There are a variety of explanations floating around that paint an inadequate portrait to explain the decline of black baseball players in the MLB. The first theory is that baseball is simply too slow and plodding of a game to attract athletes. According to a Baseball Prospectus’ Game Report in 2014, the average game time has risen to 3 hours and 14 minutes. The average time it takes for a pitcher to face the next batter is around one minute. Why would young athletes choose to sit around and smack their fist into a glove when they could be on the football or basketball field, places where it is rare to see 5 seconds go by without some exhilarating piece of action? Perhaps this is part of the puzzle.
A more compelling argument points to the lack of college scholarships available for baseball players. College baseball is not a profitable sport in the same way as basketball or football. Therefore, schools fund scholarships for baseball players much less than their more fan-pleasing counterparts. In 2014, 88 percent of college baseball players were white, black athletes accounted for 2.6 percent.
In an age where top-tier youth sports are geared almost exclusively towards getting a college scholarship, it simply doesn’t make sense for young athletes to play college baseball.
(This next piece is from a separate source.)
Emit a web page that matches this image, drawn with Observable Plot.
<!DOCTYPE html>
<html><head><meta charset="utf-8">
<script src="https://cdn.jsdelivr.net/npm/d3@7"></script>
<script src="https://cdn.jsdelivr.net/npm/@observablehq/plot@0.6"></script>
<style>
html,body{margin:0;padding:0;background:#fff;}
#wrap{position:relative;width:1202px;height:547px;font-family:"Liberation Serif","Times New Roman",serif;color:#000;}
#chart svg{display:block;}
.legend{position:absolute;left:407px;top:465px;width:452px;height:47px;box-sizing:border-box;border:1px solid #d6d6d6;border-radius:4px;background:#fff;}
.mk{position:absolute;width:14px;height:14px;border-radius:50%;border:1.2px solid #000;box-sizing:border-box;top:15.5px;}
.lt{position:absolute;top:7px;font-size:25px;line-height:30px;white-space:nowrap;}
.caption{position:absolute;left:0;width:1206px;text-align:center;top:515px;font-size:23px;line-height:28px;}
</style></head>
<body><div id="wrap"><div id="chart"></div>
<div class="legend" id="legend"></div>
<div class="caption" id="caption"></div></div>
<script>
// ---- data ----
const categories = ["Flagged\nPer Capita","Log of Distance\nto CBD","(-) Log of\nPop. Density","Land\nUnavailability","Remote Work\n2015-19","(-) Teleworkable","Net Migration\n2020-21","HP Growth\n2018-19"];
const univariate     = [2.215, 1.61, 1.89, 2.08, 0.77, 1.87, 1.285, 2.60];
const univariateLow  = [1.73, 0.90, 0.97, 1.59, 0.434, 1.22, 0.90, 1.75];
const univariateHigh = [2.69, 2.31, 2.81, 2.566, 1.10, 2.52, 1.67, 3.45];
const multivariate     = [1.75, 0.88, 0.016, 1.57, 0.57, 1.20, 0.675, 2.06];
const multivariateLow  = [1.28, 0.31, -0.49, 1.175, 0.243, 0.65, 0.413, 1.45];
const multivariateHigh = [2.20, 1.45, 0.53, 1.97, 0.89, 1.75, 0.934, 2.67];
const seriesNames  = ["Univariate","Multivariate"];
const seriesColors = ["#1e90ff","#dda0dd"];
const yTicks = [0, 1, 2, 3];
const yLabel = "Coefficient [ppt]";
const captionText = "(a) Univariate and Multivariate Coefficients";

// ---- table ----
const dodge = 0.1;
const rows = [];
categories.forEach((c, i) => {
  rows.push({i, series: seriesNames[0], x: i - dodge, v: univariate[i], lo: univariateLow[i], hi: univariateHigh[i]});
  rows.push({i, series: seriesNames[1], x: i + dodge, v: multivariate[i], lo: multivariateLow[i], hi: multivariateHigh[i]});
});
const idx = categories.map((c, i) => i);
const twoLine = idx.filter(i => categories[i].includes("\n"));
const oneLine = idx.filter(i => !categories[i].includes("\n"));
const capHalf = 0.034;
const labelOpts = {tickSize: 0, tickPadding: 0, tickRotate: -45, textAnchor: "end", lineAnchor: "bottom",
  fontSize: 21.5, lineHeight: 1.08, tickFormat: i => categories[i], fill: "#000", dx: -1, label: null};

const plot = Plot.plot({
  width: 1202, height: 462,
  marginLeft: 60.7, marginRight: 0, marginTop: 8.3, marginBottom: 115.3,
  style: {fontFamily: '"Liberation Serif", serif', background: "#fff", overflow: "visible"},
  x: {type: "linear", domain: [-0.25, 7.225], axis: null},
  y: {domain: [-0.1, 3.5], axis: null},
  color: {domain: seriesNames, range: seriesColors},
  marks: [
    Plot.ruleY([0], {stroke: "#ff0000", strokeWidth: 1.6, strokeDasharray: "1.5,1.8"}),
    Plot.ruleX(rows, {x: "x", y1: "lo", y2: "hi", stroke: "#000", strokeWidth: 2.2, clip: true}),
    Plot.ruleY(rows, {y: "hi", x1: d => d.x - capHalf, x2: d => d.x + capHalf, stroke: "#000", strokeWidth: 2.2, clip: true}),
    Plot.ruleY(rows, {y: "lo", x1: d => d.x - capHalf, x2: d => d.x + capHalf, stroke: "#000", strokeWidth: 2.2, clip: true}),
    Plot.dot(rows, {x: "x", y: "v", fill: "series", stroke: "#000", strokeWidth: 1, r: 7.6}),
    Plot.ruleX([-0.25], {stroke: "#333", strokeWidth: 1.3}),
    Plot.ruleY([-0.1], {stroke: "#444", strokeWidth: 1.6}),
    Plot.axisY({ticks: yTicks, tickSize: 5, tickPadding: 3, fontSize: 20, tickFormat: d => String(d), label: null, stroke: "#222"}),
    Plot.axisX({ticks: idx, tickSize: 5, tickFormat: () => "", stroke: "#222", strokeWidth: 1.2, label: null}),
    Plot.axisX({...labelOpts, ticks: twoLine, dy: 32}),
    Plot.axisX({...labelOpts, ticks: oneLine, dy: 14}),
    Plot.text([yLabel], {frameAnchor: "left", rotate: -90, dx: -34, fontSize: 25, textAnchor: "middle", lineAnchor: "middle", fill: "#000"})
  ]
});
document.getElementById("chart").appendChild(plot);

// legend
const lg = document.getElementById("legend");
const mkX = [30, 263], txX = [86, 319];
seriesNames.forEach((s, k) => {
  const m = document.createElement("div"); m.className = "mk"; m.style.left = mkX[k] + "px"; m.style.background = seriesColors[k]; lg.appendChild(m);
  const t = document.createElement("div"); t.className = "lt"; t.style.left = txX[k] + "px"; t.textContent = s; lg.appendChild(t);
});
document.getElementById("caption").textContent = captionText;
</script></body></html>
C.C Sabathia commented in a 2014 New York Times article, “All that factors in. How are you going to tell a kid from the hood that I can give you a 15 percent scholarship to go play baseball, or a full ride to go to Florida State for football? What are you going to pick? It’s not even an option.”
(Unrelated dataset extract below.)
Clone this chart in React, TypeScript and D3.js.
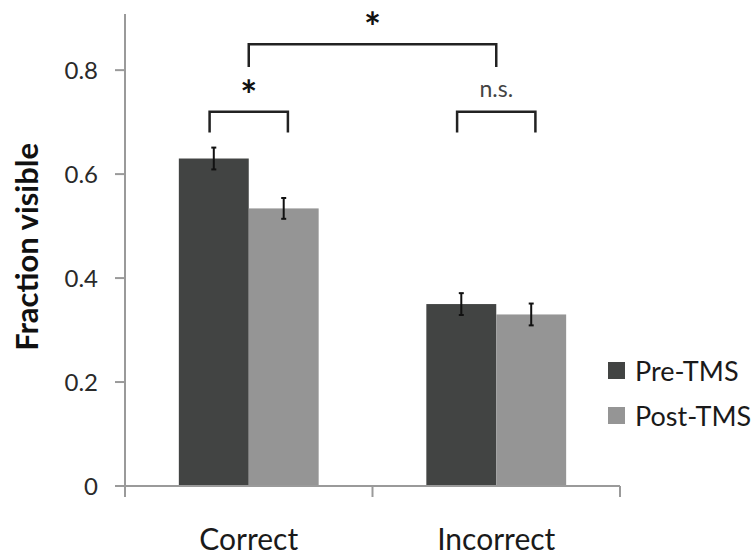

The road to becoming an MLB player is much more difficult as compared to cracking into the ranks of the NFL or NBA. Players often must spend three to five years in the minor leagues, making a pittance, before they can potentially have a shot at a big-league roster. The appeal of basketball and football in the face of such economic arguments is undeniable. These financial realities begin to get closer to the true root of the problem for Bud Selig and the MLB.
Where the crux of the issue lies is at the youth level. Youth baseball has become a big business, raking in almost $9 million annually for one of the largest organizers of competitive youth baseball in the country. According to an influential piece by Amy Shipley in the Orlando Sun Sentinel, published in 2012, the head executive of USSSA Don DeDonatis was paid $729,600 in 2011. The USSSA is the anti-Little League of youth baseball. The league focuses on competition and brings in the most talented 12-15 year olds in the country. Shouldering the burden of this monolithic youth baseball empire is the parents and families of the league’s players.
Tournaments often cost upwards of $10,000 once all the expenses of airfare, hotels, and food have piled up. Anthony Russo, a coach of a South Florida USSSA team claims in Shipley’s article that a season of USSSA baseball can cost upwards of $100,000. Russo coaches 12 year-olds. The competitive travel circuit has become increasingly monetized for the profit of those that sit at the top of the food chain, such as executive director Don DeDonatis.
The exorbitant cost of youth baseball has pushed lower-income players out of the game and restricted access to a wealthy elite. A game that was once as simple as having a ball and stick and heading out to the sandlot with neighborhood friends has turned into a hyper-competitive machine. The true source of the MLB’s lack of African-American players may be best explained by how difficult it is to fund a talented young athlete’s career on the diamond.
However, in the face of such a disheartening youth baseball landscape, there are some signs for optimism. In 2013, seven African-American players were first-round picks in the draft. This marks the highest percentage of black players picked in the first round since 1992. Bob Nightengale of USA Today also makes an astute point in his April 12 article when he states that a concussion epidemic in football may push more athletes to play baseball. 65 percent of current black athletes in the MLB are under 30 years old. The youth of this group of players could certainly lead to more exposure over the course of their careers and hopefully a positive image of the black baseball player.
When Jackie Robinson broke into the major leagues in 1947, cheers erupted across the nation. Sadly, today these cheers for black baseball players are becoming few and far between. However, a restructuring of youth baseball culture and an investment by the MLB in low-income athletes can serve to reinvigorate a new generation of Robinsons, Mickey Mantles, and Hank Aarons.